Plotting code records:
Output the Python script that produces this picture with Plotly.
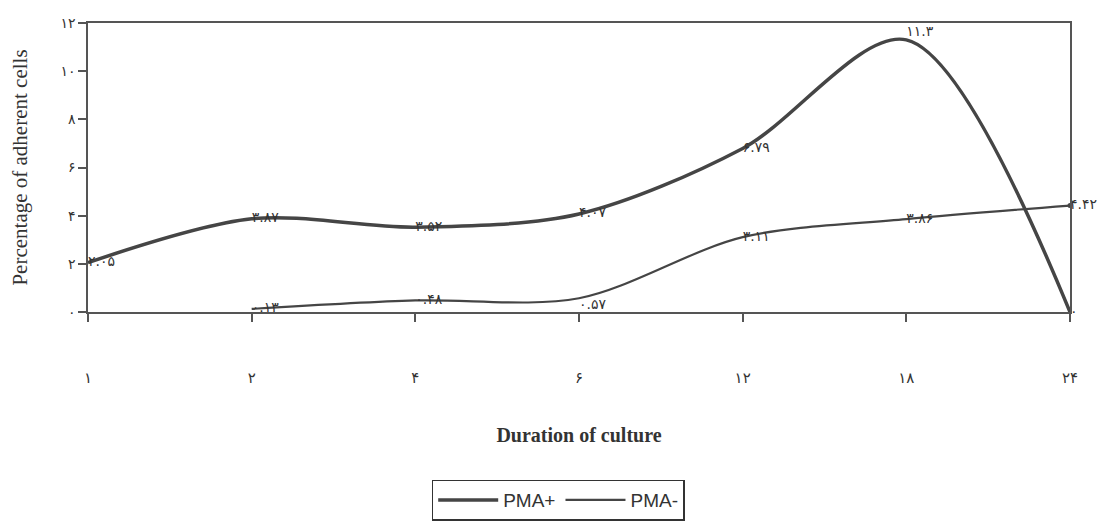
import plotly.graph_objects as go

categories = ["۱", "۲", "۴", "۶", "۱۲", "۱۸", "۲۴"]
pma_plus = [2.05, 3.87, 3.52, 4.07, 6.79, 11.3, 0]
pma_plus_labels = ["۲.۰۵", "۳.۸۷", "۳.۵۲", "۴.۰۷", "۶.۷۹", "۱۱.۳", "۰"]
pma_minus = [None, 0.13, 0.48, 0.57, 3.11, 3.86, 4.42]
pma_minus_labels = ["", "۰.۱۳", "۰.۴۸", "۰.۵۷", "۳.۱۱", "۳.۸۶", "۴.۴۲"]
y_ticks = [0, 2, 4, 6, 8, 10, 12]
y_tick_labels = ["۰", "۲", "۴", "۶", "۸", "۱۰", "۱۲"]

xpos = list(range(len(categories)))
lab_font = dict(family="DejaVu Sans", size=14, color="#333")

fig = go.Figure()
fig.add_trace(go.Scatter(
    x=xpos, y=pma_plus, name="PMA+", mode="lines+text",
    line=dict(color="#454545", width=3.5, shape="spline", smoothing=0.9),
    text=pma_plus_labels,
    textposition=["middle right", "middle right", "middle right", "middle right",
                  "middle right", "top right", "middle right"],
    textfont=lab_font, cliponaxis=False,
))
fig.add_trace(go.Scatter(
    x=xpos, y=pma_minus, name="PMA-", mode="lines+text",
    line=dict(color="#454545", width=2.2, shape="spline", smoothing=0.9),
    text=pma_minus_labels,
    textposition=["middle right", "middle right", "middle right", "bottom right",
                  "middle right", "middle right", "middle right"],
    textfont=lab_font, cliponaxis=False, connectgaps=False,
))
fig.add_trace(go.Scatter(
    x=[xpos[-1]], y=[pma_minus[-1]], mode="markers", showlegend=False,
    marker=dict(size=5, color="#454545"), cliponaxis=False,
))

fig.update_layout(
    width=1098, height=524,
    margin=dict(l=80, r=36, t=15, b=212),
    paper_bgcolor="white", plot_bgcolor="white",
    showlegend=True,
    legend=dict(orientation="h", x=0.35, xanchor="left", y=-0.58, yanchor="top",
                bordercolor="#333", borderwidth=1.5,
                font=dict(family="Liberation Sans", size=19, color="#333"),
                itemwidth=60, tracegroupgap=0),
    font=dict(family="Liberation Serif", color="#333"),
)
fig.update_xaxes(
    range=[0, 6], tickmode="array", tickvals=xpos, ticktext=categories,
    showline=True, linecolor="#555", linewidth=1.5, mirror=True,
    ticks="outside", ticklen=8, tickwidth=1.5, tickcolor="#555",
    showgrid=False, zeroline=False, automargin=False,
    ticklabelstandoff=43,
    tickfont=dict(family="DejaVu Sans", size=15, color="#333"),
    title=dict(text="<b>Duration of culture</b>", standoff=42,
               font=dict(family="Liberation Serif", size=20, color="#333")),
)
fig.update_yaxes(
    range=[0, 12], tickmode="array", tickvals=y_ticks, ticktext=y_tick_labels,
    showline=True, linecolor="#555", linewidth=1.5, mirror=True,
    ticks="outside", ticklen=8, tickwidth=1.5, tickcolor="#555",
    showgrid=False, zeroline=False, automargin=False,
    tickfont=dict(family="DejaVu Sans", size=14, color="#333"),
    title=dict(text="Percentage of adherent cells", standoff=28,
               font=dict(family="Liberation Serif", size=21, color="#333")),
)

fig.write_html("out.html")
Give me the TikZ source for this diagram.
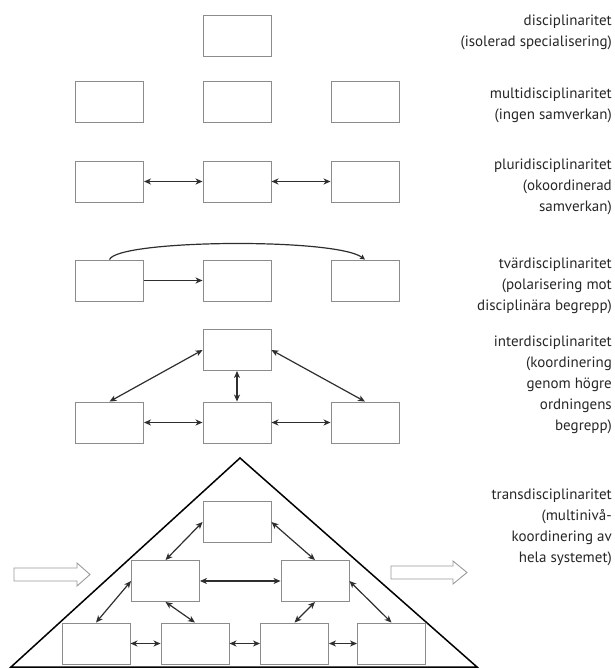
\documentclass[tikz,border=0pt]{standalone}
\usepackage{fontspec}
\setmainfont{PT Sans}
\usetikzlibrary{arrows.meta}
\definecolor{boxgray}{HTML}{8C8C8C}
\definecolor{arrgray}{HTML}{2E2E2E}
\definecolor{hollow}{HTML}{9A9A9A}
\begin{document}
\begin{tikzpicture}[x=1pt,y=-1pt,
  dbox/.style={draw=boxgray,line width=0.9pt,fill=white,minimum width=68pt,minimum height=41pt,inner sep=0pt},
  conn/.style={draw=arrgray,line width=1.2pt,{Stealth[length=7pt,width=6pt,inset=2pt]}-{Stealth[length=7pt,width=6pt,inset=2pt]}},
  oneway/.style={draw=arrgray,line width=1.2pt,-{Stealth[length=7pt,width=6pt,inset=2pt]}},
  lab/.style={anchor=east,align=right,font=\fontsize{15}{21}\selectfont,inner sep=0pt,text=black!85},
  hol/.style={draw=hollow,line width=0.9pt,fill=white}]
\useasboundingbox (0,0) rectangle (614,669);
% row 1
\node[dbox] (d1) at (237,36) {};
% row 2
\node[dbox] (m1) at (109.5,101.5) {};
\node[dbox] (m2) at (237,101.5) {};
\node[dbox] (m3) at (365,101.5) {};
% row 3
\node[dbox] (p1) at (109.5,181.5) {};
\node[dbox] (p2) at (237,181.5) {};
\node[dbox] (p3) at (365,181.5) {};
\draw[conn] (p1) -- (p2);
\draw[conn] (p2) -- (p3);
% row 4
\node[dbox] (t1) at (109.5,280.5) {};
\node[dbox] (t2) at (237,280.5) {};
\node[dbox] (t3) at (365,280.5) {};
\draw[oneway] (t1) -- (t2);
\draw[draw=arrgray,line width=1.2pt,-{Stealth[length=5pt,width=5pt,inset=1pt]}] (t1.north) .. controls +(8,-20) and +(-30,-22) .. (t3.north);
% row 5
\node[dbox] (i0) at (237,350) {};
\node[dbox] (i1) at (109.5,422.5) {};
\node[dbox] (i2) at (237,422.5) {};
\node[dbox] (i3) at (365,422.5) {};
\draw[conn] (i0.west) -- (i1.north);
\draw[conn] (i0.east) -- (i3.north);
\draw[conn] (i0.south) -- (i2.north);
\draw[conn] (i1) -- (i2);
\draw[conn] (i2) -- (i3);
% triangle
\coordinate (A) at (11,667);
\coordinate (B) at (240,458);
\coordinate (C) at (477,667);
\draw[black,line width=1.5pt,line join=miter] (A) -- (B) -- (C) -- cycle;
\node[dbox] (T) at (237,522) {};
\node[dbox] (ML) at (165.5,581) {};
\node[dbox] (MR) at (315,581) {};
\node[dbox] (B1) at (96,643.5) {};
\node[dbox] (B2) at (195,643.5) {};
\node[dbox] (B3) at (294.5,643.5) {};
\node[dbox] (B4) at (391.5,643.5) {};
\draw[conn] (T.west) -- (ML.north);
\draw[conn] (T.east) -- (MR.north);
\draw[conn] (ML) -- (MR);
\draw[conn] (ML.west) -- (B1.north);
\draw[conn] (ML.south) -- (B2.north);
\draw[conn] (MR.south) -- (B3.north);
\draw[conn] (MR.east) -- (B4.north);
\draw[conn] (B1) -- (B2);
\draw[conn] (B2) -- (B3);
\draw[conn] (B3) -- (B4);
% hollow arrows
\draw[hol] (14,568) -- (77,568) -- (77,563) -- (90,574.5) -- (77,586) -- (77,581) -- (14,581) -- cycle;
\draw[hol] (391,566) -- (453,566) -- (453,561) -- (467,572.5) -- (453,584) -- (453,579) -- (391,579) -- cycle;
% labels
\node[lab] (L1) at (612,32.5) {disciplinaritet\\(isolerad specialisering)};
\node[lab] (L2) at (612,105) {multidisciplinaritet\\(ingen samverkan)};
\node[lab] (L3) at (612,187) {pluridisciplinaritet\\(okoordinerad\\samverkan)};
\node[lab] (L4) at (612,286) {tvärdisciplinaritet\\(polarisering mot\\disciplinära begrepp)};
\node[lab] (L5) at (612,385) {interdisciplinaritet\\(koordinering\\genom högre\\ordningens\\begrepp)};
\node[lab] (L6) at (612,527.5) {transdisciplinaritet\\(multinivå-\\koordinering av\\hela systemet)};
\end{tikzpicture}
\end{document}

**Set problem:** Track down every line of the material containing the string "this", and copy it.

**Expected answer:**
Output the Python script that produces this picture with Plotly.
Give me the TikZ source for this diagram.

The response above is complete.